PROBLEM REQUIREMENTS —
Transcribe every line from the top down to the line with "['NC', 'PC', 'TR', 'PH', 'BAC', 'AZO', 'HFA'];", both ends included, but not the pictures.

DATASET CONTENT —
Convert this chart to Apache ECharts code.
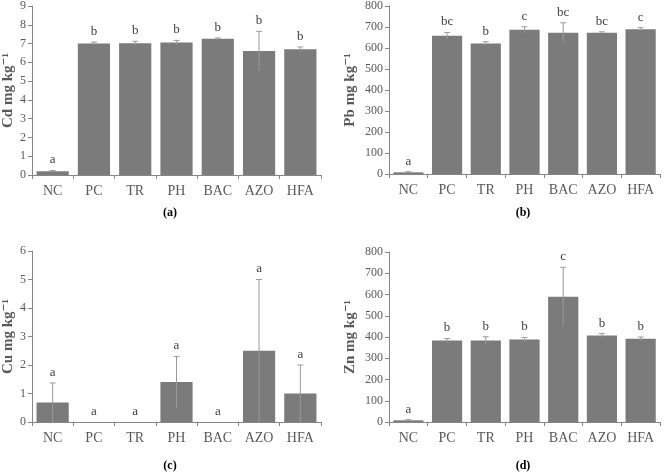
<!DOCTYPE html>
<html>
<head>
<meta charset="utf-8">
<script src="https://cdn.jsdelivr.net/npm/echarts@6/dist/echarts.min.js"></script>
<style>
  html, body { margin: 0; padding: 0; background: #fff; }
  #chart { width: 667px; height: 475px; }
</style>
</head>
<body>
<div id="chart"></div>
<script>
// treatments on the x axis
const categories = ['NC', 'PC', 'TR', 'PH', 'BAC', 'AZO', 'HFA'];

// (a) Cd
const cdMean = [0.2, 7.0, 7.02, 7.05, 7.25, 6.6, 6.7];
const cdErr = [0.04, 0.08, 0.1, 0.12, 0.05, 1.05, 0.12];
const cdLetters = ['a', 'b', 'b', 'b', 'b', 'b', 'b'];

// (b) Pb
const pbMean = [8, 658, 622, 687, 673, 673, 689];
const pbErr = [3, 16, 8, 14, 47, 4, 8];
const pbLetters = ['a', 'bc', 'b', 'c', 'bc', 'bc', 'c'];

// (c) Cu
const cuMean = [0.68, 0, 0, 1.4, 0, 2.5, 1.0];
const cuErr = [0.69, 0, 0, 0.9, 0, 2.5, 1.0];
const cuLetters = ['a', 'a', 'a', 'a', 'a', 'a', 'a'];

// (d) Zn
const znMean = [8, 383, 383, 388, 590, 407, 392];
const znErr = [3, 10, 18, 10, 138, 9, 8];
const znLetters = ['a', 'b', 'b', 'b', 'c', 'b', 'b'];

const FONT = '"Liberation Serif", "DejaVu Serif", serif';
const AXIS_GREY = '#868686';
const TEXT_GREY = '#595959';
const BAR_GREY = '#7b7b7b';

const panels = [
  { mean: cdMean, err: cdErr, letters: cdLetters, max: 9, interval: 1, name: 'Cd mg kg⁻¹', gap: 16,
    grid: { left: 32, top: 5, width: 289, height: 170 } },
  { mean: pbMean, err: pbErr, letters: pbLetters, max: 800, interval: 100, name: 'Pb mg kg⁻¹', gap: 31,
    grid: { left: 389, top: 5, width: 271, height: 169 } },
  { mean: cuMean, err: cuErr, letters: cuLetters, max: 6, interval: 1, name: 'Cu mg kg⁻¹', gap: 16,
    grid: { left: 32, top: 251, width: 289, height: 171 } },
  { mean: znMean, err: znErr, letters: znLetters, max: 800, interval: 100, name: 'Zn mg kg⁻¹', gap: 31,
    grid: { left: 389, top: 252, width: 271, height: 170 } }
];

// error bar + significance letter
const makeErrorRender = (letters) => (params, api) => {
  const idx = api.value(0);
  const hi = api.value(1) + api.value(2);
  const lo = Math.max(0, api.value(1) - api.value(2));
  const top = api.coord([idx, hi]);
  const bot = api.coord([idx, lo]);
  const children = [];
  if (api.value(2) > 0) {
    children.push({
      type: 'line',
      shape: { x1: top[0], y1: top[1], x2: bot[0], y2: bot[1] },
      style: { stroke: '#9a9a9a', lineWidth: 1 }
    });
    children.push({
      type: 'line',
      shape: { x1: top[0] - 3, y1: top[1], x2: top[0] + 3, y2: top[1] },
      style: { stroke: '#9a9a9a', lineWidth: 1 }
    });
  }
  children.push({
    type: 'text',
    style: {
      text: letters[params.dataIndex],
      x: top[0],
      y: top[1] - 4,
      align: 'center',
      verticalAlign: 'bottom',
      fill: '#404040',
      font: '13px ' + FONT
    }
  });
  return { type: 'group', children: children };
};

const option = {
  animation: false,
  backgroundColor: '#fff',
  grid: panels.map(p => Object.assign({ containLabel: false }, p.grid)),
  xAxis: panels.map((p, i) => ({
    type: 'category',
    gridIndex: i,
    data: categories,
    axisLine: { lineStyle: { color: AXIS_GREY } },
    axisTick: { show: true, length: 4, lineStyle: { color: AXIS_GREY } },
    axisLabel: { color: TEXT_GREY, fontFamily: FONT, fontSize: 14, margin: 9 }
  })),
  yAxis: panels.map((p, i) => ({
    type: 'value',
    gridIndex: i,
    min: 0,
    max: p.max,
    interval: p.interval,
    name: p.name,
    nameLocation: 'middle',
    nameGap: p.gap,
    nameTextStyle: { color: TEXT_GREY, fontFamily: FONT, fontSize: 15, fontWeight: 'bold' },
    splitLine: { show: false },
    axisLine: { show: true, lineStyle: { color: AXIS_GREY } },
    axisTick: { show: true, length: 4, lineStyle: { color: AXIS_GREY } },
    axisLabel: { color: TEXT_GREY, fontFamily: FONT, fontSize: 12, margin: 6 }
  })),
  series: panels.flatMap((p, i) => [
    {
      type: 'bar',
      xAxisIndex: i,
      yAxisIndex: i,
      data: p.mean,
      barCategoryGap: '22%',
      itemStyle: { color: BAR_GREY }
    },
    {
      type: 'custom',
      xAxisIndex: i,
      yAxisIndex: i,
      data: p.mean.map((m, k) => [k, m, p.err[k]]),
      renderItem: makeErrorRender(p.letters),
      z: 5
    }
  ]),
  graphic: [
    ['(a)', 170, 213], ['(b)', 523, 213], ['(c)', 170, 466], ['(d)', 523, 466]
  ].map(([t, x, y]) => ({
    type: 'text',
    x: x,
    y: y,
    style: { text: t, align: 'center', verticalAlign: 'middle', fill: '#000', font: 'bold 12px ' + FONT }
  }))
};

const chart = echarts.init(document.getElementById('chart'));
chart.setOption(option);
</script>
</body>
</html>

ANSWER FOR THIS EXERCISE —
Convert this chart to Apache ECharts code.
<!DOCTYPE html>
<html>
<head>
<meta charset="utf-8">
<script src="https://cdn.jsdelivr.net/npm/echarts@6/dist/echarts.min.js"></script>
<style>
  html, body { margin: 0; padding: 0; background: #fff; }
  #chart { width: 667px; height: 475px; }
</style>
</head>
<body>
<div id="chart"></div>
<script>
// treatments on the x axis
const categories = ['NC', 'PC', 'TR', 'PH', 'BAC', 'AZO', 'HFA'];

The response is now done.